>> begin

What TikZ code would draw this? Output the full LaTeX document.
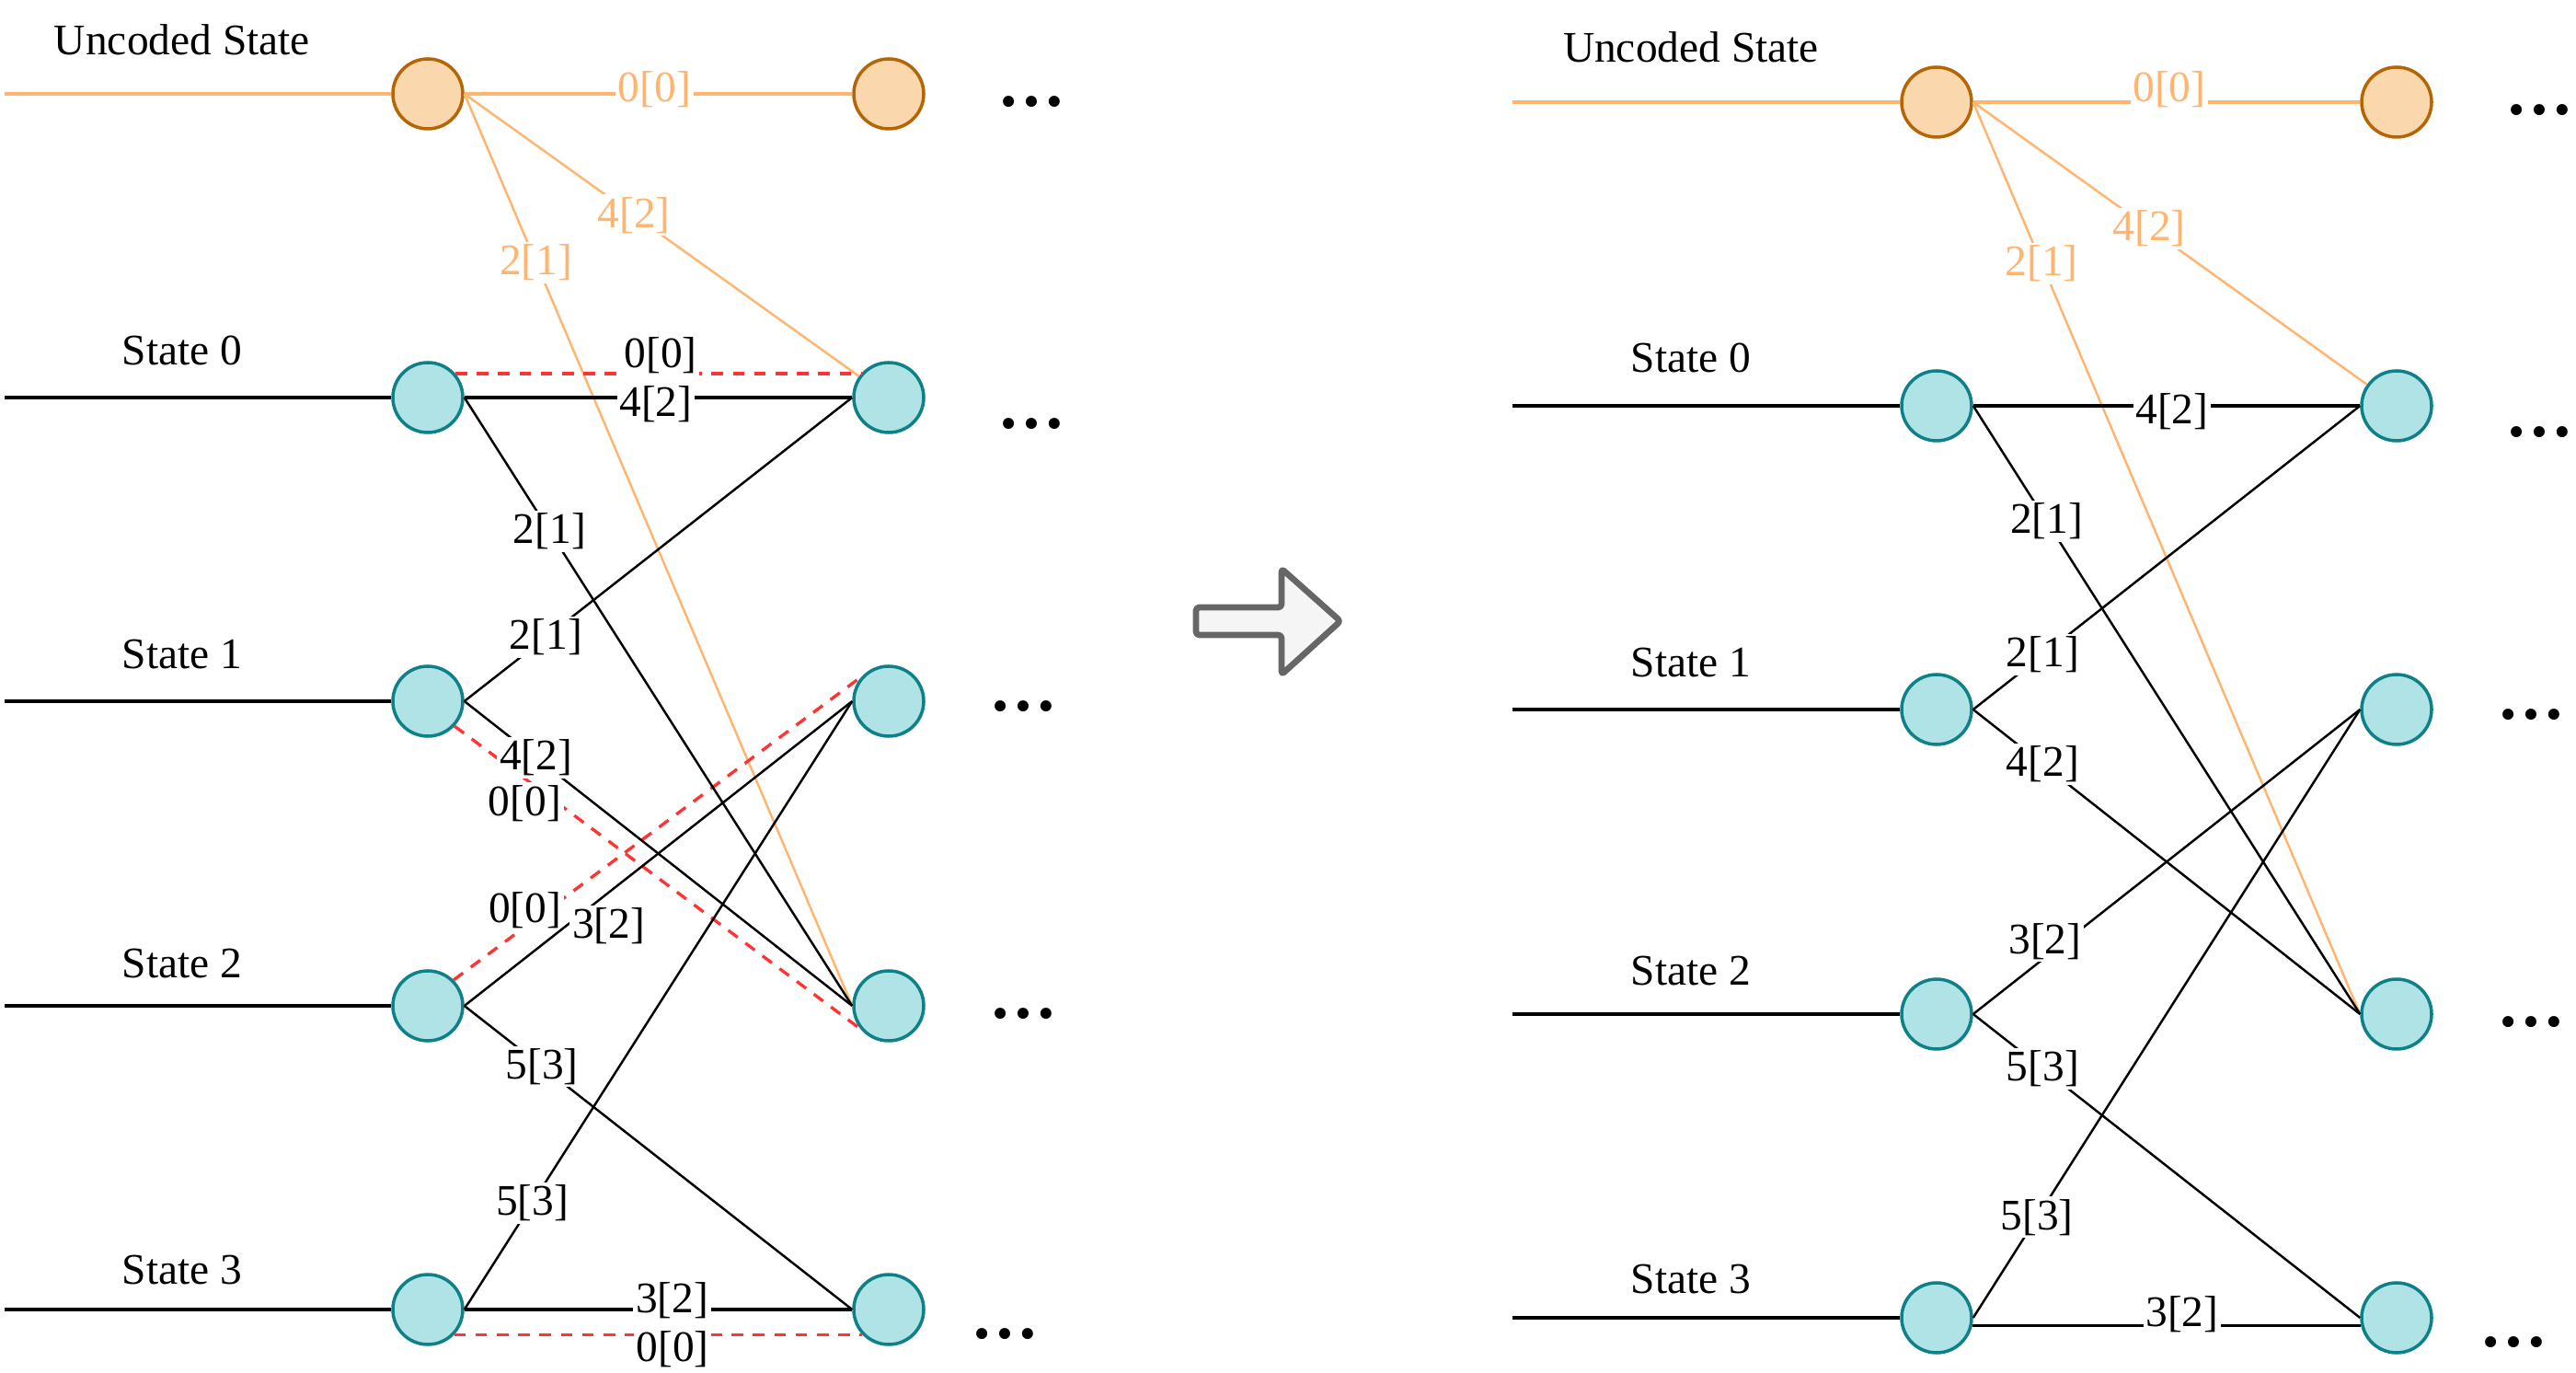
\documentclass[tikz,border=0pt]{standalone}
\usepackage{fontspec}
\setmainfont{Liberation Serif}
\usepackage{xcolor}
\usepackage{tikz}
\definecolor{ucfill}{HTML}{FAD7AC}
\definecolor{ucline}{HTML}{B46504}
\definecolor{stfill}{HTML}{B0E3E6}
\definecolor{stline}{HTML}{0E8088}
\definecolor{ucedge}{HTML}{FFB570}
\definecolor{zeroedge}{HTML}{FF3333}
\definecolor{arrowfill}{HTML}{F5F5F5}
\definecolor{arrowline}{HTML}{666666}

\begin{document}
\begin{tikzpicture}[x=0.1mm, y=-0.1mm,
  ucnode/.style={circle, draw=ucline, fill=ucfill, line width=1pt, minimum size=7.6mm, inner sep=0pt},
  stnode/.style={circle, draw=stline, fill=stfill, line width=1pt, minimum size=7.6mm, inner sep=0pt},
  stub/.style={line width=1pt},
  ucstub/.style={ucedge, line width=1pt},
  flat/.style={line width=1pt},
  trans/.style={line width=0.7pt},
  ucflat/.style={ucedge, line width=1pt},
  uctrans/.style={ucedge, line width=0.7pt},
  zero/.style={zeroedge, line width=0.95pt, dash pattern=on 3.6pt off 3pt},
  lbl/.style={fill=white, text=black, inner sep=0.8pt, font=\fontsize{13.5}{14}\selectfont},
  uclbl/.style={lbl, text=ucedge},
  title/.style={anchor=base, font=\fontsize{13.5}{14}\selectfont},
  more/.style={font=\fontsize{21}{21}\selectfont\bfseries}]
\useasboundingbox (0,0) rectangle (2800,1492);

% Left trellis
\node[ucnode] (lu1) at (465,102) {};
\node[ucnode] (lu2) at (966,102) {};
\node[stnode] (l0a) at (465,432) {};
\node[stnode] (l0b) at (966,432) {};
\node[stnode] (l1a) at (465,762) {};
\node[stnode] (l1b) at (966,762) {};
\node[stnode] (l2a) at (465,1093) {};
\node[stnode] (l2b) at (966,1093) {};
\node[stnode] (l3a) at (465,1423) {};
\node[stnode] (l3b) at (966,1423) {};

\node[title] (ltu) at (198,60) {Uncoded State};
\node[title] (lt0) at (198,397) {State 0};
\node[title] (lt1) at (198,727) {State 1};
\node[title] (lt2) at (198,1063) {State 2};
\node[title] (lt3) at (198,1395) {State 3};

\node[more] (ldu) at (1121,111) {…};
\node[more] (ld0) at (1121,461) {…};
\node[more] (ld1) at (1112,768) {…};
\node[more] (ld2) at (1112,1102) {…};
\node[more] (ld3) at (1092,1450) {…};

\coordinate (linu) at (5,102);
\coordinate (lin0) at (5,432);
\coordinate (lin1) at (5,762);
\coordinate (lin2) at (5,1093);
\coordinate (lin3) at (5,1423);
\draw[ucstub] (linu) -- (lu1.west);
\draw[stub] (lin0) -- (l0a.west);
\draw[stub] (lin1) -- (l1a.west);
\draw[stub] (lin2) -- (l2a.west);
\draw[stub] (lin3) -- (l3a.west);

% uncoded branches
\draw[ucflat] (lu1.east) -- node[uclbl, pos=0.49, yshift=1.5pt] {0[0]} (lu2.west);
\draw[uctrans] (lu1.east) -- node[uclbl, pos=0.43] {4[2]} (l0b);
\draw[uctrans] (lu1.east) -- node[uclbl, pos=0.185] {2[1]} (l2b.west);

% zero branches
\draw[zero] (l0a.41) -- node[lbl, pos=0.506, yshift=5.7pt] {0[0]} (l0b.139);
\draw[zero] (l1a.-43) -- node[lbl, pos=0.2, xshift=-3.4pt, yshift=-5.1pt] {0[0]} (l2b.-141);
\draw[zero] (l2a.45) -- node[lbl, pos=0.175, yshift=5.1pt] {0[0]} (l1b.137);
\draw[zero] (l3a.-44) -- node[lbl, pos=0.535, yshift=-4.3pt] {0[0]} (l3b.-136);

% coded branches
\draw[flat] (l0a.east) -- node[lbl, pos=0.494, yshift=-2pt] {4[2]} (l0b.west);
\draw[trans] (l0a.east) -- node[lbl, pos=0.22] {2[1]} (l2b.west);
\draw[trans] (l1a.east) -- node[lbl, pos=0.21] {2[1]} (l0b.west);
\draw[trans] (l1a.east) -- node[lbl, pos=0.185] {4[2]} (l2b.west);
\draw[trans] (l2a.east) -- node[lbl, pos=0.3, xshift=8.7pt, yshift=-3.7pt] {3[2]} (l1b.west);
\draw[trans] (l2a.east) -- node[lbl, pos=0.2] {5[3]} (l3b.west);
\draw[trans] (l3a.east) -- node[lbl, pos=0.175] {5[3]} (l1b.west);
\draw[flat] (l3a.east) -- node[lbl, pos=0.536, yshift=2.8pt] {3[2]} (l3b.west);

% Arrow
\draw[arrowline, fill=arrowfill, line width=1.9pt, rounded corners=1pt, line join=round]
  (1300,660) -- (1393,660) -- (1393,618) -- (1457,675) -- (1393,733) -- (1393,690) -- (1300,690) -- cycle;

% Right trellis
\node[ucnode] (ru1) at (2105,111) {};
\node[ucnode] (ru2) at (2605,111) {};
\node[stnode] (r0a) at (2105,441) {};
\node[stnode] (r0b) at (2605,441) {};
\node[stnode] (r1a) at (2105,771) {};
\node[stnode] (r1b) at (2605,771) {};
\node[stnode] (r2a) at (2105,1102) {};
\node[stnode] (r2b) at (2605,1102) {};
\node[stnode] (r3a) at (2105,1432) {};
\node[stnode] (r3b) at (2605,1432) {};

\node[title] (rtu) at (1838,68) {Uncoded State};
\node[title] (rt0) at (1838,405) {State 0};
\node[title] (rt1) at (1838,736) {State 1};
\node[title] (rt2) at (1838,1071) {State 2};
\node[title] (rt3) at (1838,1405) {State 3};

\node[more] (rdu) at (2760,120) {…};
\node[more] (rd0) at (2760,470) {…};
\node[more] (rd1) at (2751,777) {…};
\node[more] (rd2) at (2751,1111) {…};
\node[more] (rd3) at (2732,1459) {…};

\coordinate (rinu) at (1644,111);
\coordinate (rin0) at (1644,441);
\coordinate (rin1) at (1644,771);
\coordinate (rin2) at (1644,1102);
\coordinate (rin3) at (1644,1432);
\draw[ucstub] (rinu) -- (ru1.west);
\draw[stub] (rin0) -- (r0a.west);
\draw[stub] (rin1) -- (r1a.west);
\draw[stub] (rin2) -- (r2a.west);
\draw[stub] (rin3) -- (r3a.west);

% uncoded branches
\draw[ucflat] (ru1.east) -- node[uclbl, pos=0.507, yshift=4pt] {0[0]} (ru2.west);
\draw[uctrans] (ru1.east) -- node[uclbl, pos=0.447] {4[2]} (r0b);
\draw[uctrans] (ru1.east) -- node[uclbl, pos=0.177] {2[1]} (r2b.west);

% coded branches
\draw[flat] (r0a.east) -- node[lbl, pos=0.514, yshift=-1.7pt] {4[2]} (r0b.west);
\draw[trans] (r0a.east) -- node[lbl, pos=0.19] {2[1]} (r2b.west);
\draw[trans] (r1a.east) -- node[lbl, pos=0.18] {2[1]} (r0b.west);
\draw[trans] (r1a.east) -- node[lbl, pos=0.18] {4[2]} (r2b.west);
\draw[trans] (r2a.east) -- node[lbl, pos=0.2, xshift=-1.7pt, yshift=3.7pt] {3[2]} (r1b.west);
\draw[trans] (r2a.east) -- node[lbl, pos=0.18] {5[3]} (r3b.west);
\draw[trans] (r3a.east) -- node[lbl, pos=0.165] {5[3]} (r1b.west);
\draw[flat] (r3a.-12) -- node[lbl, pos=0.54, yshift=3.4pt] {3[2]} (r3b.-168);
\end{tikzpicture}
\end{document}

>> end

Short exercise:
Would you reproduce the lines above, from the very first through the line containing "(lt3) at (198,1395)", exactly and without the pictures?

Solution to the problem:
What TikZ code would draw this? Output the full LaTeX document.
\documentclass[tikz,border=0pt]{standalone}
\usepackage{fontspec}
\setmainfont{Liberation Serif}
\usepackage{xcolor}
\usepackage{tikz}
\definecolor{ucfill}{HTML}{FAD7AC}
\definecolor{ucline}{HTML}{B46504}
\definecolor{stfill}{HTML}{B0E3E6}
\definecolor{stline}{HTML}{0E8088}
\definecolor{ucedge}{HTML}{FFB570}
\definecolor{zeroedge}{HTML}{FF3333}
\definecolor{arrowfill}{HTML}{F5F5F5}
\definecolor{arrowline}{HTML}{666666}

\begin{document}
\begin{tikzpicture}[x=0.1mm, y=-0.1mm,
  ucnode/.style={circle, draw=ucline, fill=ucfill, line width=1pt, minimum size=7.6mm, inner sep=0pt},
  stnode/.style={circle, draw=stline, fill=stfill, line width=1pt, minimum size=7.6mm, inner sep=0pt},
  stub/.style={line width=1pt},
  ucstub/.style={ucedge, line width=1pt},
  flat/.style={line width=1pt},
  trans/.style={line width=0.7pt},
  ucflat/.style={ucedge, line width=1pt},
  uctrans/.style={ucedge, line width=0.7pt},
  zero/.style={zeroedge, line width=0.95pt, dash pattern=on 3.6pt off 3pt},
  lbl/.style={fill=white, text=black, inner sep=0.8pt, font=\fontsize{13.5}{14}\selectfont},
  uclbl/.style={lbl, text=ucedge},
  title/.style={anchor=base, font=\fontsize{13.5}{14}\selectfont},
  more/.style={font=\fontsize{21}{21}\selectfont\bfseries}]
\useasboundingbox (0,0) rectangle (2800,1492);

% Left trellis
\node[ucnode] (lu1) at (465,102) {};
\node[ucnode] (lu2) at (966,102) {};
\node[stnode] (l0a) at (465,432) {};
\node[stnode] (l0b) at (966,432) {};
\node[stnode] (l1a) at (465,762) {};
\node[stnode] (l1b) at (966,762) {};
\node[stnode] (l2a) at (465,1093) {};
\node[stnode] (l2b) at (966,1093) {};
\node[stnode] (l3a) at (465,1423) {};
\node[stnode] (l3b) at (966,1423) {};

\node[title] (ltu) at (198,60) {Uncoded State};
\node[title] (lt0) at (198,397) {State 0};
\node[title] (lt1) at (198,727) {State 1};
\node[title] (lt2) at (198,1063) {State 2};
\node[title] (lt3) at (198,1395) {State 3};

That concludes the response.